João Vieira charts his debut solo record as an alter-ego. For the newcomer, this will mean little. Wolf Manhattan provides collections of higher octaves than expected, of catchy, short beats. Certainly influenced by the likes of The Velvet Underground, the maintenance and influence of an alter-ego presents is not lost on Vieria. Pleasing tones of folk-punk and well-intentioned, rising structures make themselves clear on Back To Her. A real highlight more for the simplicity and striking nature of those lyrics. Wolf Manhattan has no need or desire to say who its titular ego is headed to or from, but it is enough to extract meaning, reason and feeling. But it, like many of the tracks here that rely on the guitar work and sudden injection of electronic keys, is over before its time.
Lou Reed’s tone is a constant rip found on Wolf Manhattan here. Those pauses that come between lyricist and instrumentalist, the gap provided as references to favourite shows and Billy Jean are made on Little Girl do much to show Vieira understands the influence of his character. They do not show that character as striving through with anything new to say on those notes. Perhaps that is the point of an alter-ego though, to provide or profile works of another that have influenced in the past. Space age soundings on Sometimes do enough to move Wolf Manhattan away from that. As a whole, it does move away from its influences sometimes. Wailing, indie-like guitar work on Tornado is enough to give Wolf Manhattan its high point. Short and sweet moments soon follow.

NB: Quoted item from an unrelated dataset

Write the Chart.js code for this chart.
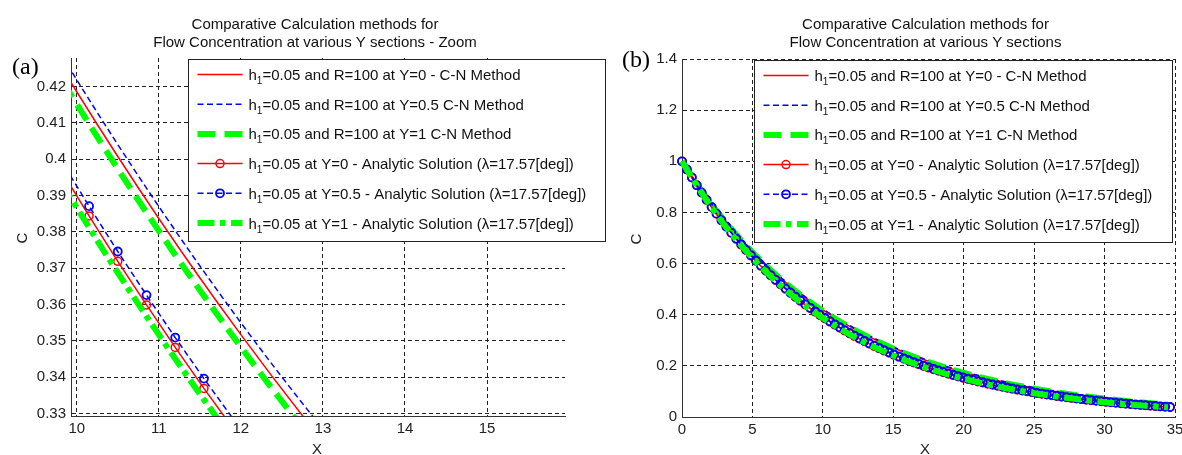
<!doctype html>
<html lang="en">
<head>
<meta charset="utf-8">
<title>Comparative Calculation methods for Flow Concentration</title>
<script src="https://cdn.jsdelivr.net/npm/chart.js@4.4.0/dist/chart.umd.min.js"></script>
<style>
  body { margin: 0; background: #fff; width: 1182px; height: 455px; overflow: hidden; position: relative; }
  canvas { position: absolute; top: 0; }
  #chartA { left: 0; }
  #chartB { left: 610px; }
</style>
</head>
<body>
<canvas id="chartA" width="610" height="455"></canvas>
<canvas id="chartB" width="572" height="455"></canvas>
<script>
// ---- data ----
// analytic solution, one point every 0.35 in X (markers)
const xAnalytic = [
  0, 0.35, 0.7, 1.05, 1.4, 1.75, 2.1, 2.45, 2.8, 3.15,
  3.5, 3.85, 4.2, 4.55, 4.9, 5.25, 5.6, 5.95, 6.3, 6.65,
  7, 7.35, 7.7, 8.05, 8.4, 8.75, 9.1, 9.45, 9.8, 10.15,
  10.5, 10.85, 11.2, 11.55, 11.9, 12.25, 12.6, 12.95, 13.3, 13.65,
  14, 14.35, 14.7, 15.05, 15.4, 15.75, 16.1, 16.45, 16.8, 17.15,
  17.5, 17.85, 18.2, 18.55, 18.9, 19.25, 19.6, 19.95, 20.3, 20.65,
  21, 21.35, 21.7, 22.05, 22.4, 22.75, 23.1, 23.45, 23.8, 24.15,
  24.5, 24.85, 25.2, 25.55, 25.9, 26.25, 26.6, 26.95, 27.3, 27.65,
  28, 28.35, 28.7, 29.05, 29.4, 29.75, 30.1, 30.45, 30.8, 31.15,
  31.5, 31.85, 32.2, 32.55, 32.9, 33.25, 33.6, 33.95, 34.3, 34.65
];
const cAnaY0 = [
  1.0000, 0.9676, 0.9362, 0.9058, 0.8765, 0.8480, 0.8205, 0.7939, 0.7682, 0.7433,
  0.7192, 0.6958, 0.6733, 0.6514, 0.6303, 0.6099, 0.5901, 0.5710, 0.5524, 0.5345,
  0.5172, 0.5004, 0.4842, 0.4685, 0.4533, 0.4386, 0.4244, 0.4106, 0.3973, 0.3844,
  0.3719, 0.3599, 0.3482, 0.3369, 0.3260, 0.3154, 0.3052, 0.2953, 0.2857, 0.2765,
  0.2675, 0.2588, 0.2504, 0.2423, 0.2344, 0.2268, 0.2195, 0.2124, 0.2055, 0.1988,
  0.1924, 0.1861, 0.1801, 0.1743, 0.1686, 0.1631, 0.1578, 0.1527, 0.1478, 0.1430,
  0.1383, 0.1339, 0.1295, 0.1253, 0.1213, 0.1173, 0.1135, 0.1098, 0.1063, 0.1028,
  0.0995, 0.0963, 0.0931, 0.0901, 0.0872, 0.0844, 0.0816, 0.0790, 0.0764, 0.0740,
  0.0716, 0.0692, 0.0670, 0.0648, 0.0627, 0.0607, 0.0587, 0.0568, 0.0550, 0.0532,
  0.0515, 0.0498, 0.0482, 0.0466, 0.0451, 0.0436, 0.0422, 0.0409, 0.0395, 0.0382
];
const cAnaY05 = [
  1.0000, 0.9678, 0.9367, 0.9065, 0.8774, 0.8490, 0.8217, 0.7953, 0.7697, 0.7449,
  0.7210, 0.6977, 0.6753, 0.6535, 0.6325, 0.6121, 0.5924, 0.5734, 0.5548, 0.5370,
  0.5197, 0.5030, 0.4868, 0.4711, 0.4560, 0.4413, 0.4271, 0.4133, 0.4000, 0.3871,
  0.3746, 0.3626, 0.3509, 0.3396, 0.3287, 0.3181, 0.3079, 0.2980, 0.2884, 0.2791,
  0.2701, 0.2614, 0.2530, 0.2449, 0.2369, 0.2293, 0.2220, 0.2148, 0.2079, 0.2012,
  0.1948, 0.1884, 0.1824, 0.1766, 0.1708, 0.1653, 0.1600, 0.1548, 0.1499, 0.1451,
  0.1403, 0.1359, 0.1315, 0.1272, 0.1232, 0.1192, 0.1153, 0.1116, 0.1081, 0.1045,
  0.1012, 0.0980, 0.0947, 0.0917, 0.0888, 0.0860, 0.0831, 0.0805, 0.0779, 0.0754,
  0.0730, 0.0706, 0.0684, 0.0661, 0.0640, 0.0620, 0.0599, 0.0580, 0.0562, 0.0544,
  0.0526, 0.0509, 0.0493, 0.0477, 0.0461, 0.0446, 0.0432, 0.0419, 0.0405, 0.0391
];
// C-N curves and the Y=1 analytic curve, one point per unit of X
const xUnit = [0, 1, 2, 3, 4, 5, 6, 7, 8, 9, 10, 11, 12, 13, 14, 15, 16, 17,
  18, 19, 20, 21, 22, 23, 24, 25, 26, 27, 28, 29, 30, 31, 32, 33, 34, 34.5];
const cAnaY1 = [1.0000, 0.9094, 0.8270, 0.7520, 0.6839, 0.6219, 0.5655, 0.5143, 0.4677, 0.4253,
  0.3867, 0.3517, 0.3198, 0.2908, 0.2645, 0.2405, 0.2187, 0.1989, 0.1809, 0.1645,
  0.1496, 0.1360, 0.1237, 0.1125, 0.1023, 0.0930, 0.0846, 0.0769, 0.0700, 0.0636,
  0.0578, 0.0526, 0.0478, 0.0435, 0.0396, 0.0377];
const cCnY0 = [1.0000, 0.9166, 0.8401, 0.7701, 0.7058, 0.6470, 0.5930, 0.5435, 0.4982, 0.4567,
  0.4186, 0.3837, 0.3517, 0.3223, 0.2954, 0.2708, 0.2482, 0.2275, 0.2085, 0.1911,
  0.1752, 0.1606, 0.1472, 0.1349, 0.1237, 0.1133, 0.1039, 0.0952, 0.0873, 0.0800,
  0.0733, 0.0672, 0.0616, 0.0565, 0.0518, 0.0496];
const cCnY05 = [1.0000, 0.9173, 0.8414, 0.7719, 0.7081, 0.6496, 0.5958, 0.5466, 0.5014, 0.4599,
  0.4219, 0.3870, 0.3550, 0.3257, 0.2987, 0.2740, 0.2514, 0.2306, 0.2115, 0.1940,
  0.1780, 0.1633, 0.1498, 0.1374, 0.1260, 0.1156, 0.1061, 0.0973, 0.0892, 0.0819,
  0.0751, 0.0689, 0.0632, 0.0580, 0.0532, 0.0510];
const cCnY1 = [1.0000, 0.9159, 0.8388, 0.7682, 0.7036, 0.6444, 0.5902, 0.5405, 0.4950, 0.4534,
  0.4152, 0.3803, 0.3483, 0.3190, 0.2921, 0.2675, 0.2450, 0.2244, 0.2055, 0.1882,
  0.1724, 0.1579, 0.1446, 0.1324, 0.1213, 0.1111, 0.1017, 0.0932, 0.0853, 0.0781,
  0.0716, 0.0655, 0.0600, 0.0550, 0.0504, 0.0483];

const seriesLabels = [
  'h1=0.05 and R=100 at Y=0 - C-N Method',
  'h1=0.05 and R=100 at Y=0.5 C-N Method',
  'h1=0.05 and R=100 at Y=1 C-N Method',
  'h1=0.05 at Y=0 - Analytic Solution (\u03bb=17.57[deg])',
  'h1=0.05 at Y=0.5 - Analytic Solution (\u03bb=17.57[deg])',
  'h1=0.05 at Y=1 - Analytic Solution (\u03bb=17.57[deg])'
];

// tick labels
const xTicksA = [10, 11, 12, 13, 14, 15];
const yTicksA = [0.33, 0.34, 0.35, 0.36, 0.37, 0.38, 0.39, 0.4, 0.41, 0.42];
const xTicksB = [0, 5, 10, 15, 20, 25, 30, 35];
const yTicksB = [0, 0.2, 0.4, 0.6, 0.8, 1, 1.2, 1.4];

const titleA = ['Comparative Calculation methods for', 'Flow Concentration at various Y sections - Zoom'];
const titleB = ['Comparative Calculation methods for', 'Flow Concentration at various Y sections'];

// ---- drawing ----
const SANS = '"Liberation Sans", Arial, Helvetica, sans-serif';
Chart.defaults.font.family = SANS;
Chart.defaults.font.size = 15;
Chart.defaults.color = '#222';

function pts(xs, ys) {
  return xs.map((x, i) => ({ x: x, y: ys[i] }));
}

// markers whose centre falls outside the axes are not drawn (as in the original plot)
function markerRadius(size) {
  return c => {
    const p = c.raw, s = c.chart.scales;
    if (!p) return 0;
    return (p.x >= s.x.min && p.x <= s.x.max && p.y >= s.y.min && p.y <= s.y.max) ? size : 0;
  };
}

function makeDatasets(clip) {
  const red = '#ff0000', blue = '#0000ff', green = '#00ff00';
  return [
    { label: seriesLabels[0], data: pts(xUnit, cCnY0), borderColor: red, borderWidth: 1.5,
      borderDash: [], marker: 0, cubicInterpolationMode: 'monotone', order: 5 },
    { label: seriesLabels[1], data: pts(xUnit, cCnY05), borderColor: blue, borderWidth: 1.5,
      borderDash: [6, 3.5], marker: 0, cubicInterpolationMode: 'monotone', order: 4 },
    { label: seriesLabels[2], data: pts(xUnit, cCnY1), borderColor: green, borderWidth: 6,
      borderDash: [18, 9], marker: 0, cubicInterpolationMode: 'monotone', order: 3 },
    { label: seriesLabels[3], data: pts(xAnalytic, cAnaY0), borderColor: red, borderWidth: 1.5,
      borderDash: [], marker: 4, pointBorderWidth: 1.5, pointBorderColor: red, order: 2 },
    { label: seriesLabels[4], data: pts(xAnalytic, cAnaY05), borderColor: blue, borderWidth: 1.5,
      borderDash: [6, 3.5], marker: 4, pointBorderWidth: 1.8, pointBorderColor: blue, order: 1 },
    { label: seriesLabels[5], data: pts(xUnit, cAnaY1), borderColor: green, borderWidth: 6,
      borderDash: [17, 5.5, 5.5, 5.5], marker: 0, cubicInterpolationMode: 'monotone', order: 0 }
  ].map(d => Object.assign(d, {
    fill: false, clip: clip, pointHoverRadius: 0,
    pointRadius: markerRadius(d.marker), pointBackgroundColor: 'rgba(0,0,0,0)'
  }));
}

function fmt(v) {
  return String(Math.round(v * 100) / 100);
}

function makeScale(min, max, ticks, size, isX) {
  return {
    type: 'linear',
    min: min,
    max: max,
    afterBuildTicks: s => { s.ticks = ticks.map(v => ({ value: v })); },
    afterFit: s => {
      if (isX) s.height = size; else s.width = size;
      s.paddingLeft = 0; s.paddingRight = 0; s.paddingTop = 0; s.paddingBottom = 0;
    },
    grid: { color: '#222', lineWidth: 1, drawTicks: false },
    border: { display: true, color: '#333', width: 1, dash: [4, 3] },
    ticks: { callback: fmt, padding: isX ? 4 : 5, autoSkip: false, maxRotation: 0, color: '#222',
      font: { size: 15 } }
  };
}

// titles, panel tags, axis names and the boxed legend
const decorPlugin = {
  id: 'decor',
  afterDraw(chart, args, o) {
    const ctx = chart.ctx;
    const area = chart.chartArea;
    ctx.save();

    ctx.fillStyle = '#111';
    ctx.font = '15px ' + SANS;
    ctx.textAlign = 'center';
    ctx.textBaseline = 'alphabetic';
    const cx = (area.left + area.right) / 2 - 3;
    o.title.forEach((t, i) => ctx.fillText(t, cx, 28.5 + i * 18.5));

    ctx.fillStyle = '#222';
    ctx.fillText('X', o.xLabelX, 454);
    ctx.save();
    ctx.translate(o.cLabelX, (area.top + area.bottom) / 2 + 1);
    ctx.rotate(-Math.PI / 2);
    ctx.textBaseline = 'middle';
    ctx.fillText('C', 0, 0);
    ctx.restore();

    ctx.fillStyle = '#000';
    ctx.textAlign = 'left';
    ctx.font = '24px "Liberation Serif", "Times New Roman", serif';
    ctx.fillText(o.tag, o.tagX, o.tagY);

    const L = o.legend;
    ctx.fillStyle = '#fff';
    ctx.fillRect(L.x, L.y, L.w, L.h);
    ctx.strokeStyle = '#222';
    ctx.lineWidth = 1;
    ctx.strokeRect(L.x + 0.5, L.y + 0.5, L.w, L.h);

    chart.data.datasets.forEach((ds, i) => {
      const y = L.y + 15.5 + i * 29.7;
      const x0 = L.x + 9.5, x1 = L.x + 54.5;
      ctx.save();
      ctx.strokeStyle = ds.borderColor;
      ctx.lineWidth = ds.borderWidth;
      ctx.setLineDash(ds.borderDash);
      ctx.beginPath();
      ctx.moveTo(x0, y);
      ctx.lineTo(x1, y);
      ctx.stroke();
      if (ds.marker > 0) {
        ctx.setLineDash([]);
        ctx.lineWidth = ds.pointBorderWidth;
        ctx.beginPath();
        ctx.arc((x0 + x1) / 2, y, ds.marker, 0, Math.PI * 2);
        ctx.stroke();
      }
      ctx.restore();

      // "h" + subscript "1" + rest of the label
      let tx = L.x + 60.5;
      ctx.fillStyle = '#111';
      ctx.font = '15px ' + SANS;
      ctx.fillText(ds.label[0], tx, y + 5.5);
      tx += ctx.measureText(ds.label[0]).width;
      ctx.font = '10px ' + SANS;
      ctx.fillText(ds.label[1], tx, y + 9.5);
      tx += ctx.measureText(ds.label[1]).width;
      ctx.font = '15px ' + SANS;
      ctx.fillText(ds.label.slice(2), tx, y + 5.5);
    });

    ctx.restore();
  }
};

function makeChart(id, cfg) {
  return new Chart(document.getElementById(id), {
    type: 'line',
    data: { datasets: makeDatasets(cfg.clip) },
    options: {
      responsive: false,
      animation: false,
      events: [],
      layout: { padding: cfg.padding },
      scales: {
        x: makeScale(cfg.xMin, cfg.xMax, cfg.xTicks, cfg.xSize, true),
        y: makeScale(cfg.yMin, cfg.yMax, cfg.yTicks, cfg.ySize, false)
      },
      plugins: {
        legend: { display: false },
        tooltip: { enabled: false },
        decor: cfg.decor
      }
    },
    plugins: [decorPlugin]
  });
}

makeChart('chartA', {
  clip: 0,
  padding: { left: 0, top: 58, right: 45, bottom: 0 },
  xMin: 9.93, xMax: 15.95, xTicks: xTicksA, xSize: 39,
  yMin: 0.3293, yMax: 0.4279, yTicks: yTicksA, ySize: 71,
  decor: {
    title: titleA, tag: '(a)', tagX: 12, tagY: 74, xLabelX: 317, cLabelX: 23,
    legend: { x: 188, y: 59, w: 417, h: 182 }
  }
});

makeChart('chartB', {
  clip: false,
  padding: { left: 0, top: 59, right: 7, bottom: 0 },
  xMin: 0, xMax: 35, xTicks: xTicksB, xSize: 38,
  yMin: 0, yMax: 1.4, yTicks: yTicksB, ySize: 72,
  decor: {
    title: titleB, tag: '(b)', tagX: 12, tagY: 67, xLabelX: 315, cLabelX: 27,
    legend: { x: 144, y: 60, w: 418, h: 182 }
  }
});
</script>
</body>
</html>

Wolf Manhattan knows not to overstay its welcome. Coming in at just under a half hour does more than enough to cement the alter-ego of Vieria as an attempt at marking something outside of the X-Wife sphere of influence. Five Years has an annoying twinge to its vocals but the rest of the tracks that follow, those experimental shorts, are a scattershot and fine collection of tracks. Nothing strong comes through, nothing weakens the album to the point of horror show. Wolf Manhattan is a piece that has one high balanced out by its one low. Everything else is a white noise experience. In one ear, and out the other. Alter-egos are rare beasts, but Wolf Manhattan’s image is far more interesting in the stills that come from this release than anything on the harmless album.